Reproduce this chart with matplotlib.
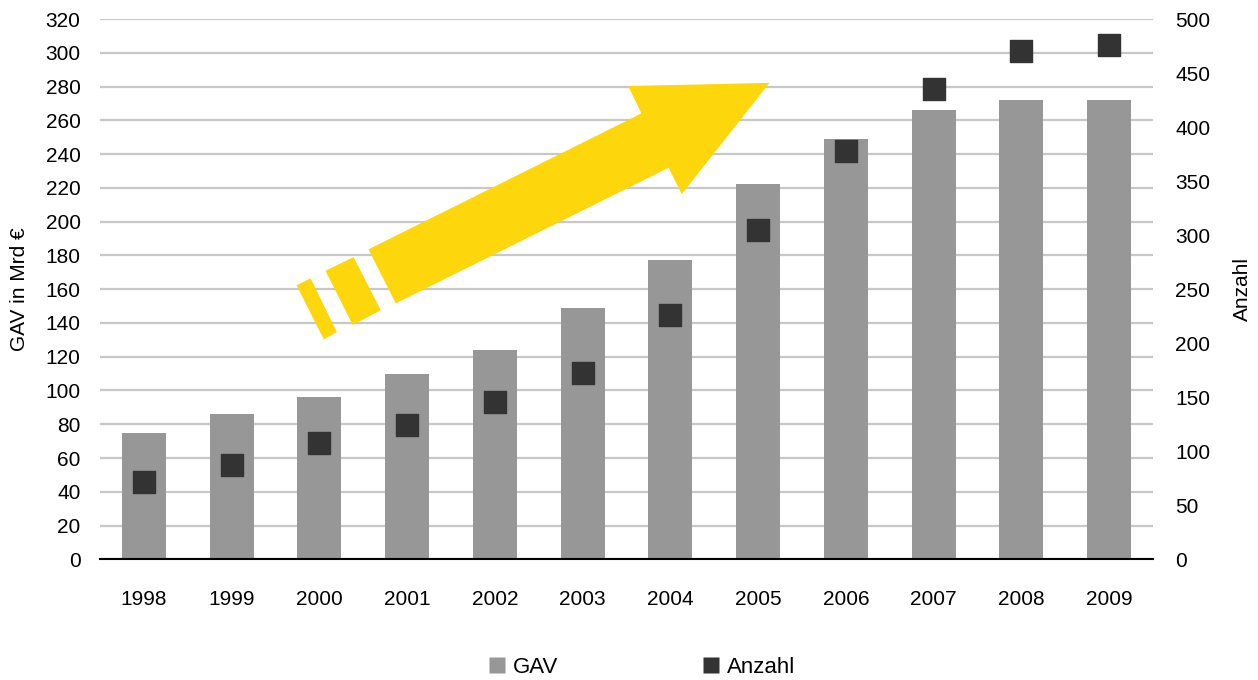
import matplotlib.pyplot as plt
from matplotlib.patches import Polygon, Patch
from matplotlib.lines import Line2D

# data
years = ['1998', '1999', '2000', '2001', '2002', '2003',
         '2004', '2005', '2006', '2007', '2008', '2009']
gav = [75, 86, 96, 110, 124, 149, 177, 222, 249, 266, 272, 272]
anzahl = [72, 87, 108, 124, 146, 172, 226, 305, 378, 435, 470, 476]
left_ticks = list(range(0, 321, 20))
right_ticks = list(range(0, 501, 50))

# yellow arrow outline (category index, GAV units)
arrow_body = [(2.56, 183.6), (5.67, 264.1), (5.52, 280.3), (7.13, 282.2),
              (6.13, 216.3), (5.98, 231.9), (2.87, 151.6)]
dash_big = [(2.07, 170.9), (2.39, 179.0), (2.70, 147.5), (2.38, 138.8)]
dash_small = [(1.74, 162.3), (1.90, 166.4), (2.20, 134.6), (2.05, 130.3)]

plt.rcParams['font.family'] = ['Liberation Sans Narrow', 'Liberation Sans', 'DejaVu Sans']

fig = plt.figure(figsize=(12.58, 6.8), dpi=100)
ax = fig.add_axes([0.0795, 0.1775, 0.837, 0.7945])
ax2 = ax.twinx()

x = list(range(len(years)))
bar_color = '#979797'
sq_color = '#333333'
yellow = '#FDD60C'

ax.bar(x, gav, width=0.5, color=bar_color, zorder=2)
ax.set_xlim(-0.5, len(years) - 0.5)
ax.set_ylim(0, 320)
ax.set_yticks(left_ticks)
ax.set_xticks(x)
ax.set_xticklabels(years)
ax.grid(axis='y', color='#c8c8c8', linewidth=1.6, zorder=0)
ax.set_axisbelow(True)
ax.tick_params(axis='both', length=0, labelsize=15)
ax.tick_params(axis='y', pad=14)
ax.tick_params(axis='x', pad=22)
for s in ['top', 'right', 'left']:
    ax.spines[s].set_visible(False)
ax.spines['bottom'].set_color('black')
ax.spines['bottom'].set_linewidth(1.5)
ax.spines['bottom'].set_zorder(5)
ax.set_ylabel('GAV in Mrd €', fontsize=15, labelpad=12)

# arrow pieces
for pts in [arrow_body, dash_big, dash_small]:
    ax.add_patch(Polygon(pts, closed=True, facecolor=yellow, edgecolor='none', zorder=3))

ax2.scatter(x, anzahl, marker='s', s=230, color=sq_color, zorder=4)
ax2.set_ylim(0, 500)
ax2.set_yticks(right_ticks)
ax2.tick_params(axis='y', length=0, labelsize=15, pad=16)
for s in ['top', 'right', 'left', 'bottom']:
    ax2.spines[s].set_visible(False)
ax2.set_ylabel('Anzahl', fontsize=15, labelpad=16)

# legend
handles = [Line2D([], [], linestyle='none', marker='s', markersize=12,
                  markerfacecolor=bar_color, markeredgecolor='none'),
           Line2D([], [], linestyle='none', marker='s', markersize=12,
                  markerfacecolor=sq_color, markeredgecolor='none')]
fig.legend(handles, ['GAV', 'Anzahl'], loc='center', bbox_to_anchor=(0.51, 0.018),
           ncol=2, frameon=False, fontsize=16, columnspacing=6.5,
           handlelength=0.8, handletextpad=0.3)

fig.savefig('out.png', dpi=100)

+---+

-- EXERCISE --
Write out, word for word, the lines from the start of the data through the one holding "from matplotlib.lines import Line2D". Omit pictures.

-- ANSWER TO THIS PROBLEM --
Reproduce this chart with matplotlib.
import matplotlib.pyplot as plt
from matplotlib.patches import Polygon, Patch
from matplotlib.lines import Line2D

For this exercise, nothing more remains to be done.